Die Nestlé-Konzernleitung in Vevey, Schweiz, behält sich das Recht vor, wesentliche Entscheidungen zu fällen, die die Lebensbedingungen ihrer globalen Belegschaft betreffen, weigert sich aber andererseits, die Verantwortung für globale Arbeitsbeziehungen zu übernehmen. Gewinne sind das wichtigste. Wo die nationale Gesetzgebung und Praxis zulassen, dass Unternehmen Betriebe von einem Tag zum andern schließen, sind solche Schließungen gang und gäbe. Wo schwache Gesetze Gewerkschaftszerschlagungen möglich machen, hat Nestlé keine Einwände gegen die Zerschlagung von Gewerkschaften. Wenn Gesetze in der Europäischen Union dem Unternehmen vorschreiben, über einen Europäischen Betriebsrat "Unterrichtung und Anhörung" zu ermöglichen, werden die Arbeitnehmer über die Vernichtung ihrer Arbeitsplätze unterrichtet und sogar angehört (und bisher sind bereits Tausende von Arbeitsplätzen in Europa verloren gegangen, und weitere werden verloren gehen). Ohne Verhandlungen bleibt die Anhörung jedoch eine Praxis ohne jeglichen Gehalt.

Nestlé hat natürlich Recht, wenn das Unternehmen erklärt, seine Arbeitsbeziehungspraktiken entsprächen der jeweiligen nationalen Gesetzgebung. In einem Zeitalter globaler Fusionen, Übernahmen, Produktions- und Vertriebstätigkeiten ist die nationale Gesetzgebung aber nur allzu oft unzulänglich.
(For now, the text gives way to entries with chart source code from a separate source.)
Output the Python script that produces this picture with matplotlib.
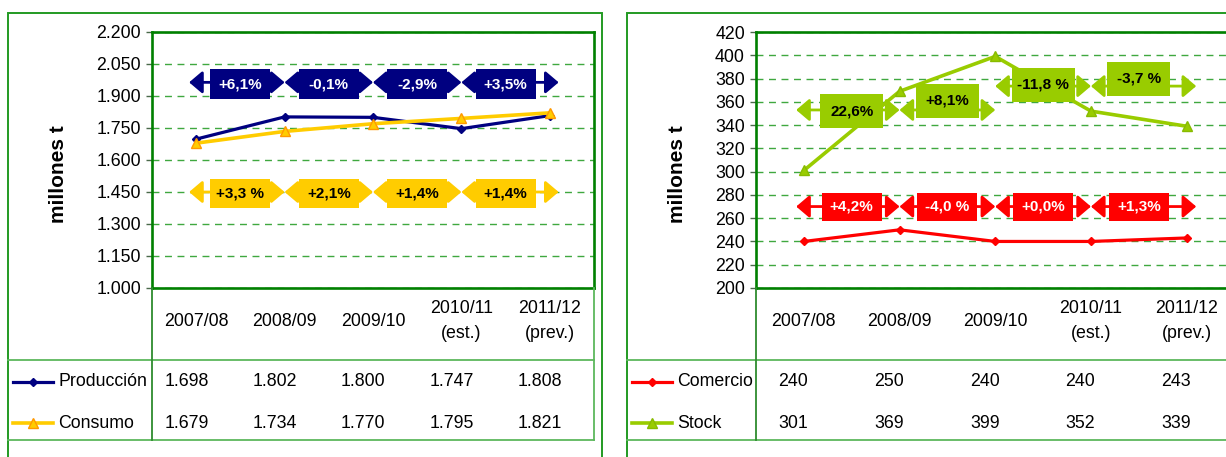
import matplotlib
matplotlib.use('Agg')
import matplotlib.pyplot as plt
from matplotlib.lines import Line2D
from matplotlib.patches import Rectangle
from matplotlib.ticker import FuncFormatter
from matplotlib.transforms import blended_transform_factory

plt.rcParams['font.family'] = ['Liberation Sans', 'DejaVu Sans']

# data
seasons = ['2007/08', '2008/09', '2009/10', '2010/11\n(est.)', '2011/12\n(prev.)']

produccion = [1698, 1802, 1800, 1747, 1808]
consumo = [1679, 1734, 1770, 1795, 1821]
comercio = [240, 250, 240, 240, 243]
stock = [301, 369, 399, 352, 339]

prod_pct = ['+6,1%', '-0,1%', '-2,9%', '+3,5%']
cons_pct = ['+3,3 %', '+2,1%', '+1,4%', '+1,4%']
com_pct = ['+4,2%', '-4,0 %', '+0,0%', '+1,3%']
stock_pct = ['22,6%', '+8,1%', '-11,8 %', '-3,7 %']

NAVY = '#000080'
YELLOW = '#FFCC00'
RED = '#FF0000'
LIME = '#99CC00'
DKGREEN = '#008000'
GRID = '#3FA83F'
TABLE = '#5DB85D'
FS = 12.8

W, H = 1226, 457
fig = plt.figure(figsize=(W / 100, H / 100), dpi=100)


def fx(px):
    return px / W


def fy(py):
    return 1 - py / H


def miles(v, pos=None):
    return f'{v:,.0f}'.replace(',', '.')


def setup_axes(left_px, width_px, ymin, ymax, step, fmt):
    ax = fig.add_axes([fx(left_px), fy(288), width_px / W, 256 / H])
    ax.set_xlim(-0.5, 4.5)
    ax.set_ylim(ymin, ymax)
    ax.set_yticks(range(ymin, ymax + 1, step))
    if fmt:
        ax.yaxis.set_major_formatter(FuncFormatter(fmt))
    ax.set_xticks([])
    ax.tick_params(axis='y', direction='out', length=4, width=1, color='#4A6A4A',
                   pad=4, labelsize=FS)
    ax.yaxis.grid(True, linestyle=(0, (5, 4)), color=GRID, lw=1)
    ax.set_axisbelow(True)
    for s in ax.spines.values():
        s.set_color(DKGREEN)
        s.set_linewidth(1.9)
    ax.px_w = width_px
    return ax


def pct_row(ax, labels, y_arrow, y_boxes, box_w, box_h, color, text_color):
    ymin, ymax = ax.get_ylim()
    xpp = 5 / ax.px_w
    ypp = (ymax - ymin) / 256
    bw = box_w * xpp
    bh = box_h * ypp
    for i, lab in enumerate(labels):
        x0 = i - 0.08 if i == 0 else i
        x1 = i + 1.1 if i == len(labels) - 1 else i + 1
        ya = y_arrow[i]
        ax.annotate('', xy=(x1, ya), xytext=(x0, ya),
                    arrowprops=dict(arrowstyle='<|-|>,head_length=0.8,head_width=0.68',
                                    mutation_scale=10, color=color, lw=2,
                                    shrinkA=0, shrinkB=0),
                    annotation_clip=False, zorder=4)
        xc = i + 0.5
        ax.add_patch(Rectangle((xc - bw / 2, y_boxes[i] - bh / 2), bw, bh,
                               facecolor=color, edgecolor='none', zorder=5))
        ax.text(xc, y_boxes[i], lab, ha='center', va='center', color=text_color,
                fontweight='bold', fontsize=11, zorder=6)


def fig_line(xs, ys, color, lw):
    fig.add_artist(Line2D([fx(x) for x in xs], [fy(y) for y in ys],
                          transform=fig.transFigure, color=color, lw=lw))


def panel_frame(x0, x_axis, x1, x_tab_right, ylabel_x):
    fig.add_artist(Rectangle((fx(x0), fy(470)), fx(x1) - fx(x0), fy(12.5) - fy(470),
                             transform=fig.transFigure, facecolor='none',
                             edgecolor='#229A22', lw=1.4))
    fig_line([x0, x_tab_right], [360, 360], TABLE, 1.3)
    fig_line([x0, x_tab_right], [440, 440], TABLE, 1.3)
    fig_line([x_axis, x_axis], [288, 440], '#2E8B2E', 1.3)
    fig.text(fx(ylabel_x), fy(174), 'millones t', rotation=90, ha='center', va='center',
             fontweight='bold', fontsize=15)


def table(ax, key_x0, names, series, styles, fmt):
    tr = blended_transform_factory(ax.transData, fig.transFigure)
    for i, s in enumerate(seasons):
        ax.text(i, fy(321), s, transform=tr, ha='center', va='center', fontsize=FS,
                linespacing=1.6, clip_on=False)
    for row, (name, vals, st) in enumerate(zip(names, series, styles)):
        yy = [382, 423][row]
        fig.add_artist(Line2D([fx(key_x0), fx(key_x0 + 20), fx(key_x0 + 40)], [fy(yy)] * 3,
                              transform=fig.transFigure, markevery=[1], **st))
        fig.text(fx(key_x0 + 45), fy(yy), name, ha='left', va='center', fontsize=FS)
        for i, v in enumerate(vals):
            ax.text(i - 0.11, fy(yy), fmt(v), transform=tr, ha='center', va='center',
                    fontsize=FS, clip_on=False)


# left panel
panel_frame(8, 152, 601.5, 594, 58)
fig_line([594, 594], [288, 440], TABLE, 1.3)
axL = setup_axes(152, 442, 1000, 2200, 150, miles)

prod_style = dict(color=NAVY, lw=2.3, marker='D', ms=4.5, mfc=NAVY, mec=NAVY)
cons_style = dict(color=YELLOW, lw=2.6, marker='^', ms=7, mfc=YELLOW, mec='#FF9900')
x = range(len(seasons))
axL.plot(x, produccion, zorder=3, **prod_style)
axL.plot(x, consumo, zorder=3, **cons_style)

pct_row(axL, prod_pct, [1964] * 4, [1956] * 4, 60, 30, NAVY, 'white')
pct_row(axL, cons_pct, [1450] * 4, [1443] * 4, 60, 29, YELLOW, 'black')

table(axL, 13, ['Producción', 'Consumo'], [produccion, consumo],
      [prod_style, cons_style], miles)

# right panel
panel_frame(627, 756, 1240, 1240, 678)
axR = setup_axes(756, 478.5, 200, 420, 20, None)

com_style = dict(color=RED, lw=2.3, marker='D', ms=4.5, mfc=RED, mec=RED)
stock_style = dict(color=LIME, lw=2.6, marker='^', ms=7, mfc=LIME, mec='#88BB00')
axR.plot(x, comercio, zorder=3, **com_style)
axR.plot(x, stock, zorder=3, **stock_style)

pct_row(axR, com_pct, [270] * 4, [270] * 4, 60, 28, RED, 'white')
pct_row(axR, stock_pct, [353, 353, 373.5, 373.5], [352, 361, 374.5, 380], 63, 34, LIME, 'black')

table(axR, 632, ['Comercio', 'Stock'], [comercio, stock],
      [com_style, stock_style], lambda v: f'{v:d}')

fig.savefig('out.png', dpi=100)
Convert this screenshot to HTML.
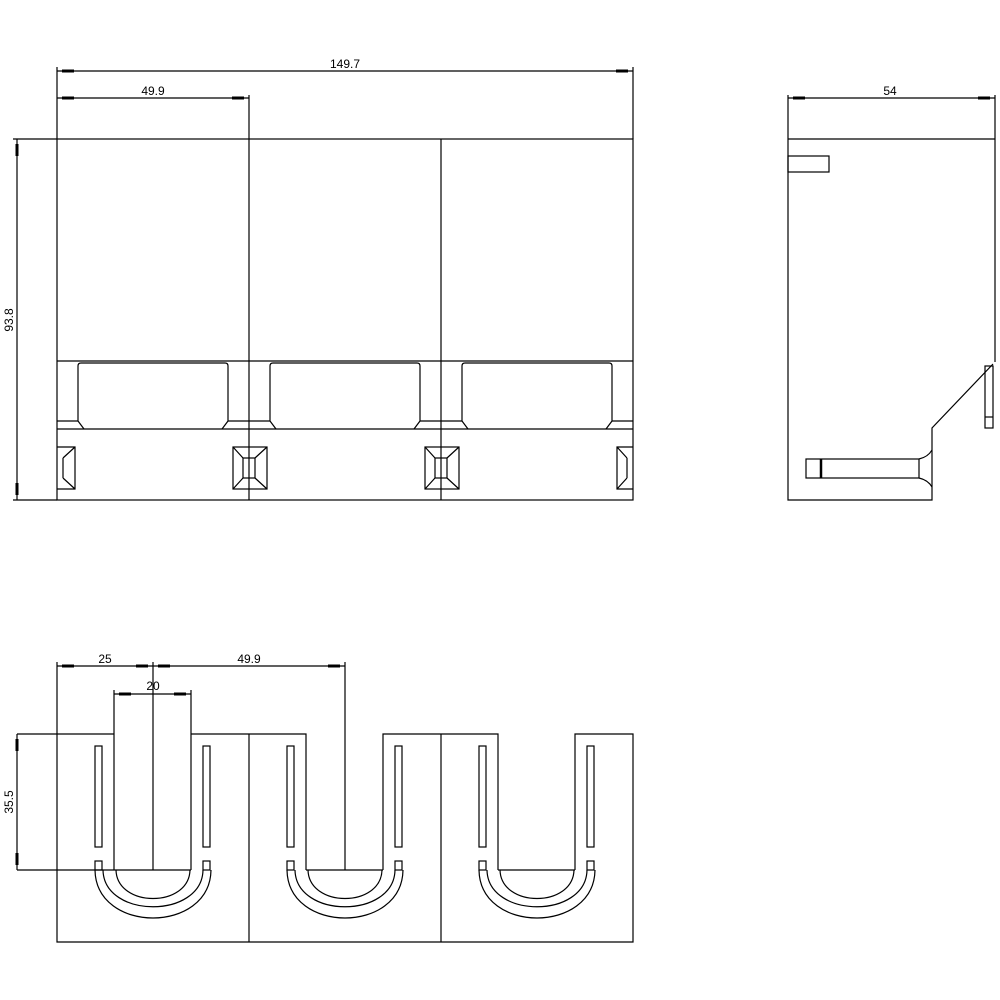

Konzernarroganz bleibt Konzernarroganz, auch wenn sie durch das Gesetz geschützt wird.

Als globaler Konzern hat Nestlé die Freiheit, Investitionen zu tätigen und aufzulösen, zu rationalisieren und die Produktion zu verlagern, um "Eckdaten" und die Forderungen der Aktionäre zu erfüllen - und Verhandlungen mit Gewerkschaften auf allen Ebenen abzulehnen, auf denen Verhandlungen nicht gesetztlich vorgeschrieben sind. Gewerkschaften werden mit den Konsequenzen der globalen Umstrukturierung konfrontiert und sind deshalb immer wieder dazu verurteilt, lokale Kämpfe mit lokalen Unternehmensleitern zu führen. Diese Kämpfe finden notwendigerweise unter höchst ungleichen Bedingungen statt.

Für die Arbeitnehmer in aller Welt bedeuten globale Eckdaten globale Kahlschläge, die Leben zerstören und Gemeinwesen vernichten. Um hier wirksamen Widerstand zu leisten und Fortschritte zu erzielen, brauchen wir die internationale Anerkennung unserer kollektiven Rechte und unseres Vertretungsanspruchs. Wir brauchen "Eckdaten" unserer Gewinne, um eine Mindestbasis zu schaffen, auf der wir aufbauen und konsolidieren können. Die Gewerkschaften brauchen einen globalen Verhandlungstisch auf der Grundlage globaler Rechte und globaler Normen. Im Fall Nestlé bedeutet das die Schaffung von Rahmenbedingungen für die Anerkennung der IUL, die die überwiegende Mehrheit der gewerkschaftlich organisierten Arbeitnehmer des Konzerns vertritt, und für Verhandlungen mit ihr.